__Objective__.
Quote all lines below exactly. Images stay out.

__Information provided__.
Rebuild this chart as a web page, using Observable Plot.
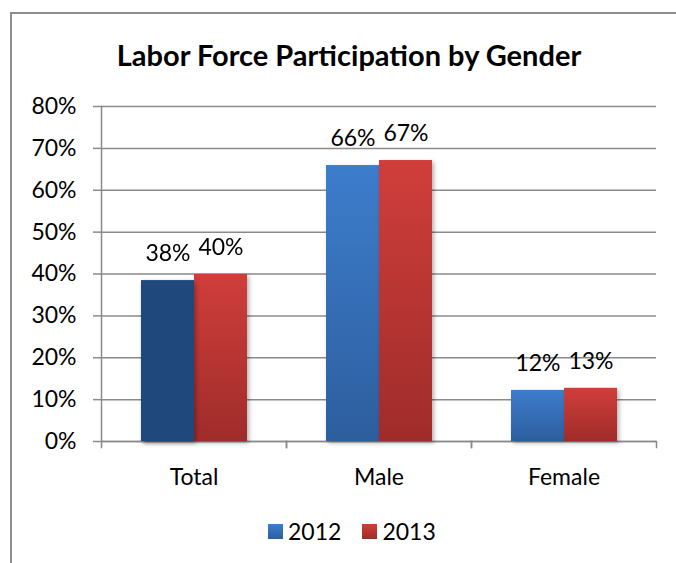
<!DOCTYPE html>
<html>
<head>
<meta charset="utf-8">
<script src="https://cdn.jsdelivr.net/npm/d3@7"></script>
<script src="https://cdn.jsdelivr.net/npm/@observablehq/plot@0.6"></script>
<style>
html, body { margin: 0; padding: 0; background: #fff; overflow: hidden; }
#page { position: relative; width: 676px; height: 563px; overflow: hidden; font-family: Lato, "Open Sans", sans-serif; color: #000; }
#border { position: absolute; left: 10px; top: 12px; width: 720px; height: 620px; border: 2px solid #8d8d8d; box-sizing: border-box; }
#title { position: absolute; left: 0; width: 698px; top: 40px; text-align: center; font-weight: bold; font-size: 29px; line-height: 30px; white-space: nowrap; }
#plot { position: absolute; left: 0; top: 0; }
#legend { position: absolute; left: 268px; top: 520px; display: flex; align-items: center; font-size: 23px; line-height: 23px; }
.item { display: flex; align-items: center; margin-right: 21px; }
.sw { width: 15px; height: 15px; margin-right: 5px; }
svg g[aria-label="bar"] { filter: drop-shadow(2px 2px 2px rgba(0,0,0,0.3)); }
</style>
</head>
<body>
<div id="page">
  <div id="border"></div>
  <div id="title">Labor Force Participation by Gender</div>
  <div id="plot"></div>
  <div id="legend"></div>
</div>
<script>
// ---- data ----
const categories = ["Total", "Male", "Female"];
const years = [2012, 2013];
const values2012 = [38.4, 65.9, 12.2];
const values2013 = [39.9, 67.1, 12.7];
const yTicks = [0, 10, 20, 30, 40, 50, 60, 70, 80];
const highlightColor = "#1F497D";

const data = categories.flatMap((c, i) => [
  { category: c, year: 2012, value: values2012[i] },
  { category: c, year: 2013, value: values2013[i] }
]);

const grey = "#8a8a8a";

const chart = Plot.plot({
  width: 676,
  height: 500,
  marginTop: 106,
  marginBottom: 59,
  marginLeft: 100,
  marginRight: 20,
  style: { fontFamily: "Lato, 'Open Sans', sans-serif", fontSize: "23px", color: "#000", background: "transparent", overflow: "visible" },
  fx: { domain: categories, padding: 0, label: null },
  x: { domain: years, paddingInner: 0, paddingOuter: 0.732, axis: null },
  y: { domain: [0, 80], label: null },
  marks: [
    Plot.gridY(yTicks, { stroke: grey, strokeOpacity: 1, strokeWidth: 1.5 }),
    Plot.axisY(yTicks, { tickSize: 8, tickPadding: 17, tickFormat: d => d + "%", stroke: grey, strokeWidth: 1.5, label: null, fontSize: 23 }),
    Plot.axisFx({ anchor: "bottom", tickSize: 0, tickPadding: 27, label: null, fontSize: 23 }),
    Plot.ruleY([0], { stroke: grey, strokeWidth: 1.5 }),
    Plot.frame({ anchor: "left", facet: "super", stroke: grey, strokeWidth: 1.5 }),
    Plot.frame({ anchor: "left", insetTop: 335, insetBottom: -6, stroke: grey, strokeWidth: 1.5 }),
    Plot.frame({ anchor: "right", insetTop: 335, insetBottom: -6, stroke: grey, strokeWidth: 1.5 }),
    Plot.barY(data.filter(d => d.year === 2012), { fx: "category", x: "year", y: "value", fill: "url(#gBlue)" }),
    Plot.barY(data.filter(d => d.year === 2013), { fx: "category", x: "year", y: "value", fill: "url(#gRed)" }),
    Plot.barY(data.filter(d => d.year === 2012 && d.category === "Total"), { fx: "category", x: "year", y: "value", fill: highlightColor }),
    Plot.text(data, { fx: "category", x: "year", y: "value", text: d => Math.round(d.value) + "%", dy: -27, fontSize: 23, fill: "#000" })
  ]
});

// gradients for bars
const svgRoot = chart.tagName.toLowerCase() === "svg" ? chart : chart.querySelector("svg");
const defs = d3.select(svgRoot).insert("defs", ":first-child");
function grad(id, top, bottom) {
  const g = defs.append("linearGradient").attr("id", id).attr("x1", 0).attr("y1", 0).attr("x2", 0).attr("y2", 1);
  g.append("stop").attr("offset", "0%").attr("stop-color", top);
  g.append("stop").attr("offset", "100%").attr("stop-color", bottom);
}
grad("gBlue", "#3D7DCC", "#2D5E9E");
grad("gRed", "#D03E3B", "#9F2C2A");

document.getElementById("plot").appendChild(chart);

// legend
const legend = d3.select("#legend");
const legendGrad = { 2012: "linear-gradient(#3D7DCC, #2D5E9E)", 2013: "linear-gradient(#D03E3B, #9F2C2A)" };
years.forEach(y => {
  const it = legend.append("div").attr("class", "item");
  it.append("div").attr("class", "sw").style("background", legendGrad[y]);
  it.append("span").text(y);
});
</script>
</body>
</html>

__Result for this task__.
Rebuild this chart as a web page, using Observable Plot.
<!DOCTYPE html>
<html>
<head>
<meta charset="utf-8">
<script src="https://cdn.jsdelivr.net/npm/d3@7"></script>
<script src="https://cdn.jsdelivr.net/npm/@observablehq/plot@0.6"></script>
<style>
html, body { margin: 0; padding: 0; background: #fff; overflow: hidden; }
#page { position: relative; width: 676px; height: 563px; overflow: hidden; font-family: Lato, "Open Sans", sans-serif; color: #000; }
#border { position: absolute; left: 10px; top: 12px; width: 720px; height: 620px; border: 2px solid #8d8d8d; box-sizing: border-box; }
#title { position: absolute; left: 0; width: 698px; top: 40px; text-align: center; font-weight: bold; font-size: 29px; line-height: 30px; white-space: nowrap; }
#plot { position: absolute; left: 0; top: 0; }
#legend { position: absolute; left: 268px; top: 520px; display: flex; align-items: center; font-size: 23px; line-height: 23px; }
.item { display: flex; align-items: center; margin-right: 21px; }
.sw { width: 15px; height: 15px; margin-right: 5px; }
svg g[aria-label="bar"] { filter: drop-shadow(2px 2px 2px rgba(0,0,0,0.3)); }
</style>
</head>
<body>
<div id="page">
  <div id="border"></div>
  <div id="title">Labor Force Participation by Gender</div>
  <div id="plot"></div>
  <div id="legend"></div>
</div>
<script>
// ---- data ----
const categories = ["Total", "Male", "Female"];
const years = [2012, 2013];
const values2012 = [38.4, 65.9, 12.2];
const values2013 = [39.9, 67.1, 12.7];
const yTicks = [0, 10, 20, 30, 40, 50, 60, 70, 80];
const highlightColor = "#1F497D";

const data = categories.flatMap((c, i) => [
  { category: c, year: 2012, value: values2012[i] },
  { category: c, year: 2013, value: values2013[i] }
]);

const grey = "#8a8a8a";

const chart = Plot.plot({
  width: 676,
  height: 500,
  marginTop: 106,
  marginBottom: 59,
  marginLeft: 100,
  marginRight: 20,
  style: { fontFamily: "Lato, 'Open Sans', sans-serif", fontSize: "23px", color: "#000", background: "transparent", overflow: "visible" },
  fx: { domain: categories, padding: 0, label: null },
  x: { domain: years, paddingInner: 0, paddingOuter: 0.732, axis: null },
  y: { domain: [0, 80], label: null },
  marks: [
    Plot.gridY(yTicks, { stroke: grey, strokeOpacity: 1, strokeWidth: 1.5 }),
    Plot.axisY(yTicks, { tickSize: 8, tickPadding: 17, tickFormat: d => d + "%", stroke: grey, strokeWidth: 1.5, label: null, fontSize: 23 }),
    Plot.axisFx({ anchor: "bottom", tickSize: 0, tickPadding: 27, label: null, fontSize: 23 }),
    Plot.ruleY([0], { stroke: grey, strokeWidth: 1.5 }),
    Plot.frame({ anchor: "left", facet: "super", stroke: grey, strokeWidth: 1.5 }),
    Plot.frame({ anchor: "left", insetTop: 335, insetBottom: -6, stroke: grey, strokeWidth: 1.5 }),
    Plot.frame({ anchor: "right", insetTop: 335, insetBottom: -6, stroke: grey, strokeWidth: 1.5 }),
    Plot.barY(data.filter(d => d.year === 2012), { fx: "category", x: "year", y: "value", fill: "url(#gBlue)" }),
    Plot.barY(data.filter(d => d.year === 2013), { fx: "category", x: "year", y: "value", fill: "url(#gRed)" }),
    Plot.barY(data.filter(d => d.year === 2012 && d.category === "Total"), { fx: "category", x: "year", y: "value", fill: highlightColor }),
    Plot.text(data, { fx: "category", x: "year", y: "value", text: d => Math.round(d.value) + "%", dy: -27, fontSize: 23, fill: "#000" })
  ]
});

// gradients for bars
const svgRoot = chart.tagName.toLowerCase() === "svg" ? chart : chart.querySelector("svg");
const defs = d3.select(svgRoot).insert("defs", ":first-child");
function grad(id, top, bottom) {
  const g = defs.append("linearGradient").attr("id", id).attr("x1", 0).attr("y1", 0).attr("x2", 0).attr("y2", 1);
  g.append("stop").attr("offset", "0%").attr("stop-color", top);
  g.append("stop").attr("offset", "100%").attr("stop-color", bottom);
}
grad("gBlue", "#3D7DCC", "#2D5E9E");
grad("gRed", "#D03E3B", "#9F2C2A");

document.getElementById("plot").appendChild(chart);

// legend
const legend = d3.select("#legend");
const legendGrad = { 2012: "linear-gradient(#3D7DCC, #2D5E9E)", 2013: "linear-gradient(#D03E3B, #9F2C2A)" };
years.forEach(y => {
  const it = legend.append("div").attr("class", "item");
  it.append("div").attr("class", "sw").style("background", legendGrad[y]);
  it.append("span").text(y);
});
</script>
</body>
</html>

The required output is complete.